Recorded data:
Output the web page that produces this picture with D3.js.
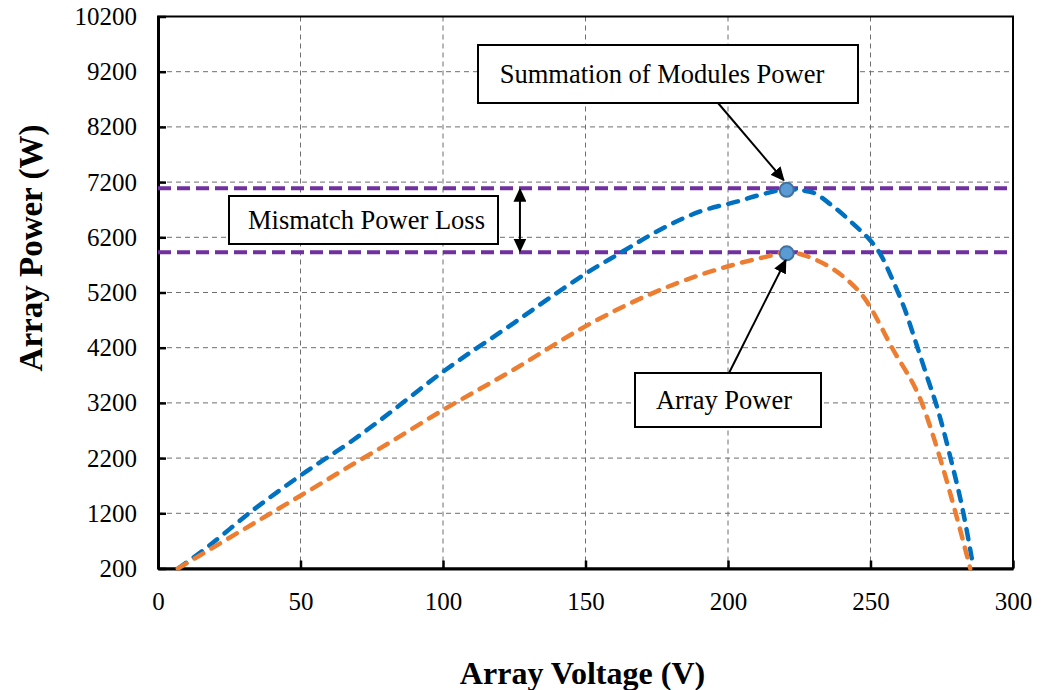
<!DOCTYPE html>
<html>
<head>
<meta charset="utf-8">
<script src="https://cdn.jsdelivr.net/npm/d3@7"></script>
<style>
    body { margin: 0; background: #fff; }
    svg text { font-family: "Liberation Serif", "Times New Roman", serif; }
</style>
</head>
<body>
<div id="chart"></div>
<script>
// values
const yTicks = [200, 1200, 2200, 3200, 4200, 5200, 6200, 7200, 8200, 9200, 10200];
const xTicks = [0, 50, 100, 150, 200, 250, 300];

const moduleVoltage = [7, 16, 33.4, 50.4, 68.5, 78, 100, 124.7, 141, 150, 162, 176, 190, 203, 213.6, 220.6, 228.8, 237, 245, 249.8, 253.3, 258, 262, 266.2, 270, 273.2, 278.1, 282.6, 286];
const modulePower = [200, 535, 1260, 1900, 2528, 2890, 3765, 4642, 5230, 5540, 5910, 6332, 6664, 6845, 7000, 7070, 7026, 6754, 6392, 6151, 5910, 5400, 4900, 4250, 3650, 3150, 2200, 1200, 250];

const arrayVoltage = [7, 21.8, 40.5, 50.4, 70.9, 77.9, 100, 124.7, 150.4, 164.4, 182, 199.5, 213.6, 220.6, 231, 240.5, 247.5, 258, 268, 274.4, 279.9, 285];
const arrayPower = [200, 656, 1229, 1531, 2166, 2377, 3071, 3800, 4600, 4973, 5367, 5667, 5850, 5930, 5789, 5486, 5124, 4158, 3200, 2200, 1200, 200];

const maxModulePower = 7090;
const maxArrayPower = 5930;
const mppVoltage = 220.6;
const mismatchVoltage = 127;

const width = 1041;
const height = 690;
const margin = { top: 16.5, right: 28, bottom: 121.5, left: 158 };

const svg = d3.select("#chart")
    .append("svg")
    .attr("width", width)
    .attr("height", height);

const xScale = d3.scaleLinear().domain([0, 300]).range([margin.left, width - margin.right]);
const yScale = d3.scaleLinear().domain([200, 10200]).range([height - margin.bottom, margin.top]);

const defs = svg.append("defs");
defs.append("marker")
    .attr("id", "head")
    .attr("viewBox", "0 0 10 10")
    .attr("refX", 9)
    .attr("refY", 5)
    .attr("markerWidth", 7)
    .attr("markerHeight", 6.5)
    .attr("markerUnits", "strokeWidth")
    .attr("orient", "auto-start-reverse")
    .attr("preserveAspectRatio", "none")
    .append("path")
    .attr("d", "M0,0 L10,5 L0,10 Z")
    .attr("fill", "black");

// grid
const grid = svg.append("g");
grid.selectAll(".gx")
    .data(xTicks.slice(1, -1))
    .enter().append("line")
    .attr("x1", d => xScale(d)).attr("x2", d => xScale(d))
    .attr("y1", yScale(10200)).attr("y2", yScale(200))
    .attr("stroke", "#6e6e6e").attr("stroke-width", 1).attr("stroke-dasharray", "5,4");
grid.selectAll(".gy")
    .data(yTicks.slice(1, -1))
    .enter().append("line")
    .attr("x1", xScale(0)).attr("x2", xScale(300))
    .attr("y1", d => yScale(d)).attr("y2", d => yScale(d))
    .attr("stroke", "#6e6e6e").attr("stroke-width", 1).attr("stroke-dasharray", "5,4");

// frame
svg.append("rect")
    .attr("x", xScale(0)).attr("y", yScale(10200))
    .attr("width", xScale(300) - xScale(0))
    .attr("height", yScale(200) - yScale(10200))
    .attr("fill", "none").attr("stroke", "black").attr("stroke-width", 2);

// axes
const xAxis = svg.append("g")
    .attr("transform", `translate(0,${yScale(200)})`)
    .call(d3.axisBottom(xScale).tickValues(xTicks).tickFormat(d3.format("d"))
        .tickSizeInner(-8).tickSizeOuter(0).tickPadding(24));
const yAxis = svg.append("g")
    .attr("transform", `translate(${xScale(0)},0)`)
    .call(d3.axisLeft(yScale).tickValues(yTicks).tickFormat(d3.format("d"))
        .tickSizeInner(-8).tickSizeOuter(0).tickPadding(21));
[xAxis, yAxis].forEach(ax => {
    ax.attr("font-family", "Liberation Serif").attr("font-size", 25);
    ax.select(".domain").attr("stroke-width", 3);
    ax.selectAll(".tick line").attr("stroke-width", 2.5);
    ax.selectAll("text")
        .style("font-family", "'Liberation Serif', serif")
        .style("font-size", "25px")
        .attr("fill", "black");
});

// mismatch lines
svg.selectAll(".mpp")
    .data([maxModulePower, maxArrayPower])
    .enter().append("line")
    .attr("x1", xScale(0)).attr("x2", xScale(300))
    .attr("y1", d => yScale(d)).attr("y2", d => yScale(d))
    .attr("stroke", "#7030A0").attr("stroke-width", 4).attr("stroke-dasharray", "13,6");

// curves
const line = d3.line().x(d => xScale(d[0])).y(d => yScale(d[1])).curve(d3.curveMonotoneX);

svg.append("path")
    .datum(d3.zip(moduleVoltage, modulePower))
    .attr("fill", "none")
    .attr("stroke", "#0070C0")
    .attr("stroke-width", 4.5)
    .attr("stroke-linecap", "round")
    .attr("stroke-dasharray", "10,9.5")
    .attr("d", line);

svg.append("path")
    .datum(d3.zip(arrayVoltage, arrayPower))
    .attr("fill", "none")
    .attr("stroke", "#ED7D31")
    .attr("stroke-width", 4.5)
    .attr("stroke-linecap", "round")
    .attr("stroke-dasharray", "10,9.5")
    .attr("d", line);

// peak markers
svg.selectAll(".peak")
    .data([maxModulePower - 30, maxArrayPower - 20])
    .enter().append("circle")
    .attr("cx", xScale(mppVoltage))
    .attr("cy", d => yScale(d))
    .attr("r", 7)
    .attr("fill", "#5B9BD5")
    .attr("stroke", "#41719C")
    .attr("stroke-width", 2);

// double arrow
svg.append("line")
    .attr("x1", xScale(mismatchVoltage)).attr("x2", xScale(mismatchVoltage))
    .attr("y1", yScale(maxModulePower) + 1).attr("y2", yScale(maxArrayPower) - 1)
    .attr("stroke", "black").attr("stroke-width", 2)
    .attr("marker-start", "url(#head)")
    .attr("marker-end", "url(#head)");

// annotation arrows
svg.append("line")
    .attr("x1", 718).attr("y1", 103)
    .attr("x2", xScale(mppVoltage) - 3).attr("y2", yScale(maxModulePower) - 8)
    .attr("stroke", "black").attr("stroke-width", 2)
    .attr("marker-end", "url(#head)");
svg.append("line")
    .attr("x1", 729).attr("y1", 373)
    .attr("x2", xScale(mppVoltage) - 1).attr("y2", yScale(maxArrayPower) + 8)
    .attr("stroke", "black").attr("stroke-width", 2)
    .attr("marker-end", "url(#head)");

// annotation boxes
const notes = [
    { text: "Summation of Modules Power", x: 478, y: 45, w: 380, h: 58, tx: 662 },
    { text: "Mismatch Power Loss", x: 229, y: 196, w: 269, h: 48, tx: 366.5 },
    { text: "Array Power", x: 635, y: 373, w: 186, h: 54, tx: 724 }
];
const note = svg.selectAll(".note")
    .data(notes)
    .enter().append("g");
note.append("rect")
    .attr("x", d => d.x).attr("y", d => d.y)
    .attr("width", d => d.w).attr("height", d => d.h)
    .attr("fill", "white").attr("stroke", "black").attr("stroke-width", 2);
note.append("text")
    .attr("x", d => d.tx)
    .attr("y", d => d.y + d.h / 2)
    .attr("dy", "0.33em")
    .attr("text-anchor", "middle")
    .attr("font-size", 26.5)
    .text(d => d.text);

// axis titles
svg.append("text")
    .attr("x", (xScale(0) + xScale(300)) / 2 - 3)
    .attr("y", 673)
    .attr("dy", "0.35em")
    .attr("text-anchor", "middle")
    .attr("font-weight", "bold")
    .attr("font-size", 32)
    .text("Array Voltage (V)");
svg.append("text")
    .attr("transform", "translate(30,248) rotate(-90)")
    .attr("dy", "0.35em")
    .attr("text-anchor", "middle")
    .attr("font-weight", "bold")
    .attr("font-size", 33)
    .text("Array Power (W)");
</script>
</body>
</html>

What to produce: Write out, word for word, the lines from the start of the data through the one holding "2200, 1200, 250];". Omit pictures.

Answer:
Output the web page that produces this picture with D3.js.
<!DOCTYPE html>
<html>
<head>
<meta charset="utf-8">
<script src="https://cdn.jsdelivr.net/npm/d3@7"></script>
<style>
    body { margin: 0; background: #fff; }
    svg text { font-family: "Liberation Serif", "Times New Roman", serif; }
</style>
</head>
<body>
<div id="chart"></div>
<script>
// values
const yTicks = [200, 1200, 2200, 3200, 4200, 5200, 6200, 7200, 8200, 9200, 10200];
const xTicks = [0, 50, 100, 150, 200, 250, 300];

const moduleVoltage = [7, 16, 33.4, 50.4, 68.5, 78, 100, 124.7, 141, 150, 162, 176, 190, 203, 213.6, 220.6, 228.8, 237, 245, 249.8, 253.3, 258, 262, 266.2, 270, 273.2, 278.1, 282.6, 286];
const modulePower = [200, 535, 1260, 1900, 2528, 2890, 3765, 4642, 5230, 5540, 5910, 6332, 6664, 6845, 7000, 7070, 7026, 6754, 6392, 6151, 5910, 5400, 4900, 4250, 3650, 3150, 2200, 1200, 250];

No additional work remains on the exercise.